Last year for Lent I gave something up for the first time in my life. I have always struggled with my smart phone and having games on it. Candy Crush is a weakness. Why do they make it so addictive? So I deleted EVERY. SINGLE. GAME. from my device. It was good to let go of that “escape” for a few weeks. I’m not sure I did a good job of connecting it to my spiritual life, which is the entire point of fasting. In fact, I think that’s part of why fasting hasn’t been much on my radar, because I don’t do well with feeling deprived/hungry/bored and turning my attention to what God is doing in my life.

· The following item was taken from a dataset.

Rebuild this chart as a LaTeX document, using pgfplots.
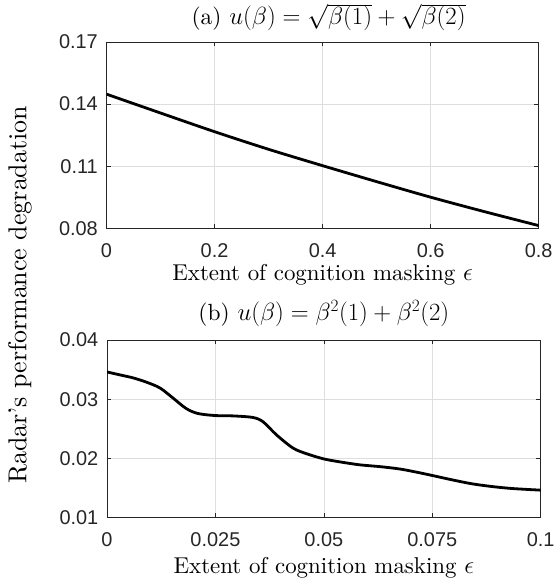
\documentclass[border=0pt]{standalone}
\usepackage{pgfplots}
\pgfplotsset{compat=1.18}
\usepackage{fontspec}
\setmainfont{lmroman10-regular.otf}
\newfontfamily\ticksans{Liberation Sans}
\definecolor{axgray}{RGB}{38,38,38}
\definecolor{gridgray}{RGB}{222,222,222}

\pgfplotsset{
  matlab/.style={
    scale only axis,
    anchor=south west,
    axis line style={axgray, line width=0.6bp},
    every tick/.style={axgray, line width=0.6bp},
    tick align=inside,
    major tick length=4.3bp,
    grid=major,
    major grid style={gridgray, line width=0.6bp},
    /pgf/number format/assume math mode=true,
    tick label style={font=\fontsize{20}{22}\selectfont\ticksans, text=axgray, inner sep=0pt},
    xticklabel style={anchor=north, yshift=-15bp},
    yticklabel style={anchor=east, xshift=-8.5bp},
    title style={font=\fontsize{23.5}{26}\selectfont, inner sep=0pt,
      at={(axis description cs:0.5,1)}, anchor=base, yshift=13.8bp},
    xlabel style={font=\fontsize{23}{26}\selectfont, inner sep=0pt,
      at={(axis description cs:0.5,0)}, anchor=north},
    scaled ticks=false,
  }
}
\newcommand\rt[1]{\sqrt{\vphantom{\beta}\smash{#1}}}

\begin{document}
\begin{tikzpicture}
\useasboundingbox (-107bp,-60.5bp) rectangle (449bp,517.5bp);

% (a)
\begin{axis}[matlab,
  at={(-0.5bp,289bp)},
  width=432.2bp, height=186.6bp,
  xmin=0, xmax=0.8, ymin=0.08, ymax=0.17,
  xtick={0,0.2,0.4,0.6,0.8}, xticklabels={0,0.2,0.4,0.6,0.8},
  ytick={0.08,0.11,0.14,0.17}, yticklabels={0.08,0.11,0.14,0.17},
  title={(a) $u(\beta)=\rt{\beta(1)}+\rt{\beta(2)}$},
  title style={font=\fontsize{23.5}{26}\selectfont, xshift=6bp, yshift=-2bp},
  xlabel={Extent of cognition masking $\epsilon$},
  xlabel style={yshift=-35.7bp},
]
\addplot[black, line width=2.8bp, smooth] coordinates {
(0,0.1448)(0.1,0.1357)(0.2,0.1267)(0.3,0.1182)(0.4,0.1103)
(0.5,0.1026)(0.6,0.0951)(0.7,0.0881)(0.8,0.0814)};
\end{axis}

% (b)
\begin{axis}[matlab,
  at={(0bp,0bp)},
  width=433.7bp, height=177.5bp,
  xmin=0, xmax=0.1, ymin=0.01, ymax=0.04,
  xtick={0,0.025,0.05,0.075,0.1}, xticklabels={0,0.025,0.05,0.075,0.1},
  ytick={0.01,0.02,0.03,0.04}, yticklabels={0.01,0.02,0.03,0.04},
  title={(b) $u(\beta)=\beta^2(1)+\beta^2(2)$},
  xlabel={Extent of cognition masking $\epsilon$},
  xlabel style={yshift=-40bp},
]
\addplot[black, line width=2.8bp, smooth, tension=0.5] coordinates {
(0,0.0346)(0.003,0.0341)(0.006,0.0336)(0.009,0.0329)(0.0122,0.0319)
(0.0152,0.0302)(0.0183,0.0284)(0.021,0.02757)(0.025,0.02723)
(0.0291,0.02717)(0.0337,0.0269)(0.036,0.02617)(0.0391,0.02395)
(0.0429,0.02173)(0.046,0.02078)(0.05,0.0199)(0.0537,0.0194)
(0.0583,0.0189)(0.0629,0.0186)(0.0675,0.0182)(0.0714,0.01766)
(0.075,0.0171)(0.0796,0.01636)(0.0842,0.01569)(0.0888,0.01523)
(0.0934,0.0149)(0.1,0.01462)};
\end{axis}

\node[rotate=90, font=\fontsize{26}{28}\selectfont, inner sep=0pt]
  at (-87bp,222.5bp) {Radar's performance degradation};
\end{tikzpicture}
\end{document}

This #40by40 journey continues to challenge me to change that. I’m recognizing rough areas of my life where God is working to refine me. And as I spend time with friends like I did this morning, I learn more about myself and ways I can continue to grow as a child of God. It’s not something I do to earn my salvation, but something I do because of my salvation. Each day I take a step to improve, living the life of sanctification that will not be finished until I am in heaven and sin is no more. How ironic, that I keep trying to do something all by myself that I can’t ever accomplish on my own. Thank You God for putting friends in my path to help me with this journey and remind me that You are Lord.